Shropshire's Northwest Relief Road will be combined with the Oxon Relief Road to form a single planning application, after councillors voted in favour of amalgamating the projects.

One opposition member criticised the £71million project, calling it a “40-year-old out-of-date solution” and a burden on Shropshire Council. Another said the report before then didn’t estimate the carbon impact of the new road.

But Ruyton and Baschurch councillor Nicholas Bardsley said villages in his ward and others were being used as a “rat run” by heavy vehicles unsuitable for rural roads, and the new road, when built, will divert them.

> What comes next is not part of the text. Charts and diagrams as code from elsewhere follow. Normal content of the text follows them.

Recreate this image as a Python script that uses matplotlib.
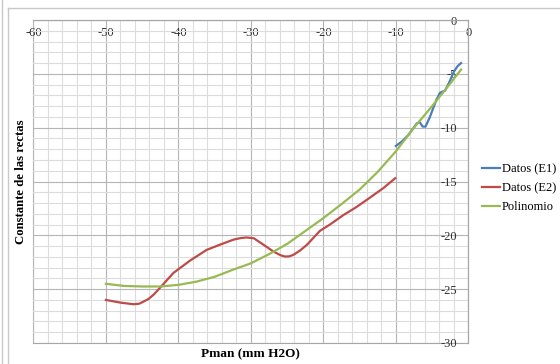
import numpy as np
import matplotlib
matplotlib.use("Agg")
import matplotlib.pyplot as plt
from matplotlib.lines import Line2D

# Datos
x_e1 = [-10, -9.2, -8.3, -7.1, -6.7, -6.3, -5.9, -5.3, -4.4, -3.9, -3.2, -2.5, -2.0, -1.5, -1.0]
y_e1 = [-11.7, -11.3, -10.7, -9.6, -9.5, -9.9, -9.9, -9.0, -7.4, -6.75, -6.55, -5.6, -4.8, -4.3, -4.0]

x_e2 = [-50, -48, -46.2, -45.4, -44.8, -44.1, -43.4, -42.3, -40.7, -39.5, -38.4, -36.1, -34, -32.4, -31.4,
        -30.6, -29.6, -28.2, -26.9, -25.9, -25.3, -24.7, -24.1, -23.2, -22.3, -20.5, -19.1, -17.2, -15.5,
        -14, -11.7, -10.1]
y_e2 = [-26.0, -26.25, -26.4, -26.35, -26.15, -25.9, -25.5, -24.7, -23.5, -22.9, -22.35, -21.35, -20.8, -20.4,
        -20.25, -20.2, -20.27, -20.9, -21.5, -21.85, -21.97, -21.95, -21.8, -21.4, -20.9, -19.6, -19.0, -18.1,
        -17.4, -16.7, -15.6, -14.7]

x_pol = [-50, -47.5, -45, -42.5, -40, -37.5, -35, -32.5, -30, -27.5, -25, -22.5, -20, -17.5,
         -15, -12.5, -10, -7.5, -5, -2.5, -1]
y_pol = [-24.5, -24.7, -24.75, -24.75, -24.6, -24.3, -23.85, -23.2, -22.6, -21.75, -20.8, -19.6, -18.4, -17.1,
         -15.75, -14.1, -12.2, -10.0, -8.0, -5.9, -4.6]

x_ticks = [-60, -50, -40, -30, -20, -10, 0]
y_ticks = [0, -5, -10, -15, -20, -25, -30]

plt.rcParams['font.family'] = ['Liberation Serif', 'DejaVu Serif']
plt.rcParams['axes.unicode_minus'] = False

fig = plt.figure(figsize=(5.6, 3.64), dpi=100)
ax = fig.add_axes([0.0597, 0.0577, 0.7766, 0.8873])

ax.plot(x_e1, y_e1, color="#4a7ebb", lw=1.6, label="Datos (E1)")
ax.plot(x_e2, y_e2, color="#be4b48", lw=1.6, label="Datos (E2)")
ax.plot(x_pol, y_pol, color="#98b954", lw=1.6, label="Polinomio")

ax.set_xlim(-60, 0)
ax.set_ylim(-30, 0)
ax.set_xticks(x_ticks)
ax.set_yticks(y_ticks)
ax.set_xticks(np.arange(-60, 1, 2), minor=True)
ax.set_yticks(np.arange(-30, 1, 1), minor=True)

# rejilla
ax.grid(which="major", color="#b5b5b5", lw=0.8)
ax.grid(which="minor", color="#dcdcdc", lw=0.8)
ax.set_axisbelow(True)

# ejes cruzan en 0 (como Excel)
ax.spines['bottom'].set_position(('data', 0))
ax.spines['left'].set_position(('data', 0))
for s in ax.spines.values():
    s.set_color("#a6a6a6")
    s.set_linewidth(0.8)
ax.axhline(-30, color="#a6a6a6", lw=0.8, clip_on=False, zorder=0.5)
ax.axvline(-60, color="#a6a6a6", lw=0.8, clip_on=False, zorder=0.5)

ax.tick_params(which="both", length=0, labelsize=9, colors="#303030")
ax.tick_params(axis="x", pad=5)
ax.tick_params(axis="y", pad=8)

ax.set_xlabel("Pman (mm H2O)", fontsize=9.5, fontweight="bold")
ax.xaxis.set_label_coords(0.5, -0.017)
ax.xaxis.label.set_verticalalignment("top")
ax.set_ylabel("Constante de las rectas", fontsize=9.2, fontweight="bold")
ax.yaxis.set_label_coords(-0.015, 0.5)

fig.legend(loc="center left", bbox_to_anchor=(0.85, 0.483), frameon=False, fontsize=9,
           handlelength=1.4, handletextpad=0.15, labelspacing=0.55, borderpad=0)

# marco del grafico
fig.add_artist(Line2D([8/560, 1], [1 - 8/364, 1 - 8/364], color="#c8c8c8", lw=1))
fig.add_artist(Line2D([8/560, 8/560], [0, 1 - 8/364], color="#c8c8c8", lw=1))
fig.add_artist(Line2D([2/560, 2/560], [0, 1], color="#c8c8c8", lw=1))

fig.savefig("out.png", dpi=100)
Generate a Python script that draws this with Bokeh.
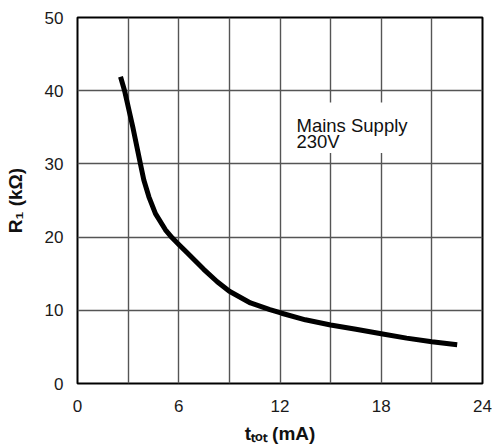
from bokeh.plotting import figure
from bokeh.models import Range1d, FixedTicker, SingleIntervalTicker, Label, BoxAnnotation
from bokeh.embed import file_html
from bokeh.resources import INLINE

# ---- data ----
i_tot_ma = [2.55, 2.79, 3.28, 3.73, 3.93, 4.23, 4.62, 5.21, 5.61, 6.0, 6.5, 7.48, 8.28,
            9.0, 10.25, 11.4, 12.1, 13.5, 15.0, 16.5, 18.0, 19.5, 21.0, 22.5]
r1_kohm = [41.9, 40.0, 35.0, 30.0, 27.8, 25.5, 23.2, 21.0, 19.9, 19.0, 17.85, 15.6, 13.9,
           12.6, 11.0, 10.1, 9.6, 8.7, 8.0, 7.4, 6.8, 6.2, 5.7, 5.3]
x_ticks = [0, 6, 12, 18, 24]
y_ticks = [0, 10, 20, 30, 40, 50]
annotation_lines = ["Mains Supply", "230V"]
x_label = "t\u209c\u2092\u209c (mA)"
y_label = "R\u2081 (k\u03a9)"

FONT = "Liberation Sans"

# layout (pixels)
BL, BR, BT, BB = 77, 10, 17, 59
FW, FH = 405, 370
W, H = BL + FW + BR, BT + FH + BB

p = figure(width=W, height=H, output_backend="svg", toolbar_location=None,
           x_range=Range1d(0, 24), y_range=Range1d(0, 50),
           min_border_left=BL, min_border_right=BR, min_border_top=BT,
           min_border_bottom=BB)
p.background_fill_color = "white"
p.border_fill_color = "white"
p.outline_line_color = "black"
p.outline_line_width = 2

# axes
for ax in (p.xaxis[0], p.yaxis[0]):
    ax.axis_line_color = None
    ax.major_tick_line_color = None
    ax.minor_tick_line_color = None
    ax.major_label_text_font = FONT
    ax.major_label_text_font_size = "17px"
    ax.major_label_text_color = "#1a1a1a"
    ax.axis_label_text_font = FONT
    ax.axis_label_text_font_size = "19px"
    ax.axis_label_text_font_style = "bold"
    ax.axis_label_text_color = "#111111"
p.xaxis.ticker = FixedTicker(ticks=x_ticks)
p.yaxis.ticker = FixedTicker(ticks=y_ticks)
p.xaxis.major_label_standoff = 10
p.yaxis.major_label_standoff = 8
p.xaxis.axis_label = x_label
p.yaxis.axis_label = y_label
p.xaxis.axis_label_standoff = 8
p.yaxis.axis_label_standoff = 16

# grid
p.xgrid.ticker = SingleIntervalTicker(interval=3)
p.ygrid.ticker = SingleIntervalTicker(interval=10)
for g in (p.xgrid[0], p.ygrid[0]):
    g.grid_line_color = "#555555"
    g.grid_line_width = 1.4
    g.grid_line_alpha = 1.0

# curve
p.line(i_tot_ma, r1_kohm, line_color="black", line_width=5, line_join="round")

# helpers: page pixel -> data
def dx(px):
    return (px - BL) / FW * 24

def dy(py):
    return (BT + FH - py) / FH * 50

# white box behind annotation text
p.add_layout(BoxAnnotation(left=dx(286), right=dx(420), top=dy(103), bottom=dy(154),
                           fill_color="white", fill_alpha=1.0, line_color=None,
                           level="overlay"))
for txt, base in zip(annotation_lines, (126, 142)):
    p.add_layout(Label(x=dx(296), y=dy(base), text=txt, text_font=FONT,
                       text_font_size="18.5px", text_color="#111111",
                       text_align="left", text_baseline="alphabetic", level="overlay"))

open("out.html", "w").write(file_html(p, INLINE))
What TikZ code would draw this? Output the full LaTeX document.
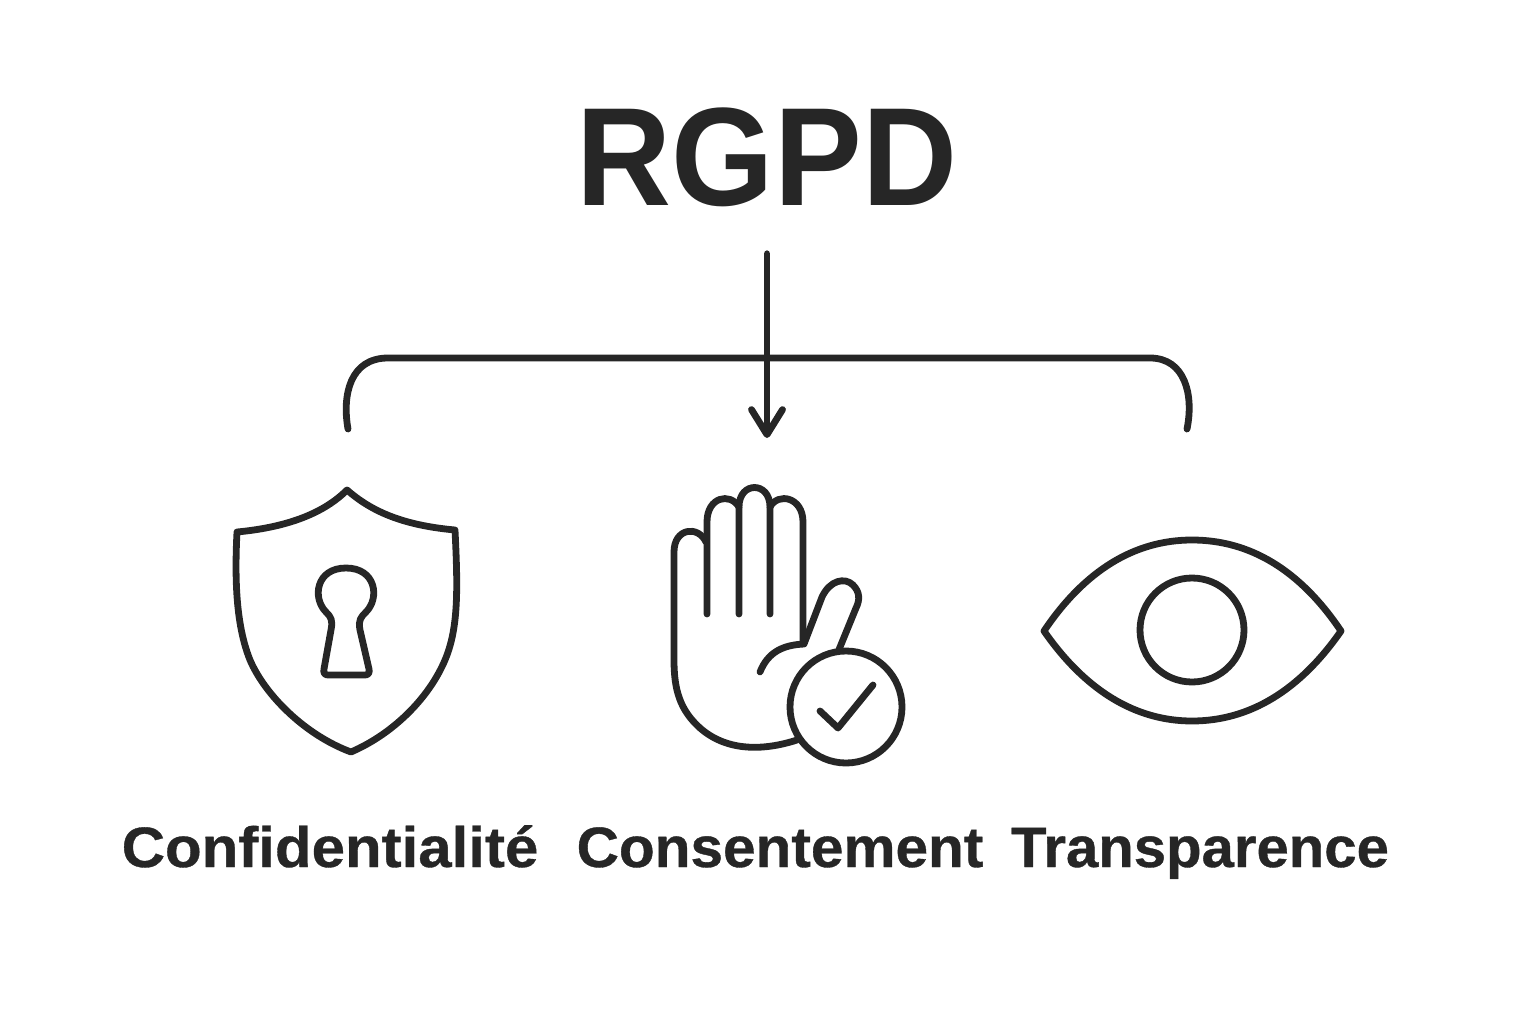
\documentclass[tikz,border=0pt]{standalone}
\usepackage{fontspec}
\setmainfont{Liberation Sans}
\newfontfamily\heavyfont[FakeBold=0.6]{Liberation Sans Bold}
\usetikzlibrary{arrows.meta}
\definecolor{ink}{HTML}{262626}

\begin{document}
\begin{tikzpicture}[
            x = 0.01cm, y = -0.01cm,
 iconline/.style = {draw=ink, line width=0.068cm, line join=round, line cap=round},
  pointer/.style = {iconline, -{Straight Barb[length=0.25cm,width=0.31cm,round]}},
  heading/.style = {text=ink, font=\fontsize{39.8}{40}\selectfont\bfseries, xscale=0.94,
                    text height=1cm, text depth=0pt, inner xsep=0pt, inner ysep=0.48cm},
   legend/.style = {text=ink, font=\fontsize{16.2}{18}\heavyfont, anchor=base, inner sep=0pt}
                        ]
\useasboundingbox (0,0) rectangle (1536,1024);
% title and arrow
    \node[heading] (rgpd) at (767,155) {RGPD};
    \coordinate (tip) at (767,438);
    \draw[pointer] (rgpd.south) -- (tip);
% bracket
    \coordinate (left)  at (348,429);
    \coordinate (right) at (1187,429);
    \draw[iconline] (left) .. controls (342,395) and (350,358) .. (388,358) -- (1150,358)
        .. controls (1185,358) and (1194,395) .. (right);
% shield
    \draw[iconline] (347,490) .. controls (325,512) and (290,527) .. (237,532)
        .. controls (234,590) and (238,630) .. (250,660)
        .. controls (265,695) and (305,735) .. (351,752)
        .. controls (395,733) and (432,695) .. (447,655)
        .. controls (458,625) and (458,590) .. (455,530)
        .. controls (400,525) and (370,510) .. (347,490) -- cycle;
    \draw[iconline] (324,669) -- (331,630)
        .. controls (333,620) and (331,617) .. (326,612)
        .. controls (312,598) and (316,568) .. (346,568)
        .. controls (376,568) and (380,598) .. (366,612)
        .. controls (361,617) and (358,620) .. (360,630) -- (369,669)
        .. controls (370,673) and (368,675) .. (365,675) -- (328,675)
        .. controls (325,675) and (323,673) .. (324,669) -- cycle;
% hand
    \draw[iconline] (797,740) .. controls (760,752) and (725,750) .. (700,728)
        .. controls (680,710) and (674,690) .. (674,660) -- (674,552)
        .. controls (674,528) and (698,525) .. (706,542);
    \draw[iconline] (707,614) -- (707,522) .. controls (707,497) and (730,492) .. (739,507);
    \draw[iconline] (739,614) -- (739,507) .. controls (739,481) and (770,481) .. (770,507) -- (770,614);
    \draw[iconline] (770,507) .. controls (778,492) and (803,497) .. (803,522) -- (803,643);
    \draw[iconline] (760,672) .. controls (768,652) and (783,645) .. (804,644) -- (822,597)
        .. controls (830,580) and (845,577) .. (853,585)
        .. controls (860,592) and (860,600) .. (856,608) -- (838,652);
    \draw[iconline, fill=white] (846,707) circle[radius=56];
    \draw[iconline] (820,711) -- (838,728) -- (873,685);
% eye
    \draw[iconline] (1044,631) .. controls (1085,570) and (1135,540) .. (1192,540)
        .. controls (1250,540) and (1300,570) .. (1341,631)
        .. controls (1300,690) and (1250,721) .. (1192,721)
        .. controls (1135,721) and (1085,690) .. (1044,631) -- cycle;
    \draw[iconline] (1192,630) circle[radius=52];
% labels
    \node[legend, xscale=1.053] (conf)  at (330,867)  {Confidentialité};
    \node[legend, xscale=1.028] (cons)  at (780,867)  {Consentement};
    \node[legend, xscale=1.02]  (trans) at (1200,867) {Transparence};
\end{tikzpicture}
\end{document}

“A lot of us, in north Shropshire, are suffering now from the damage of not building it,” he said.

Green Party councillor Julian Dean, who represents Porthill, said: “We’ve been talking about it for 40 years and it’s a 40-year-old out-of-date solution.

“We know, from figures the council has produced, that reductions in congestion are minimal.

“The Northwest Relief Road has been described as a ‘flagship’. I would say it is an albatross.”

Councillor Steve Davenport, cabinet member for highways and transport, pointed out that the pre-application consultation period would start early next month, and advised Cllr Dean to make his comments there.

Abbey ward councillor Hannah Fraser accused the report, by Director of Place Mark Barrow, of containing “woolly words” but no estimate of the carbon emissions the new road would lead to.

“Everyone knows new roads create new traffic,” the Liberal Democrat member said.

“It needs to be quantified. We need to know, if it’s going to create more carbon, how you offset it.”

Conservative Cllr Bardsley said: “I represent one of those areas that suffers now because of rat-run traffic.

“We suffer now from the huge environmental damage of traffic that is completely unsuitable for rural lanes.

“I’m not blaming the drivers. They have to get from A to B. But the environmental damage here and now has to be set against the absolutely understandable concerns of those who want to look carefully at the environmental aspects of the new road.

“A lot of us, in north Shropshire, are suffering now from the damage of not building it.”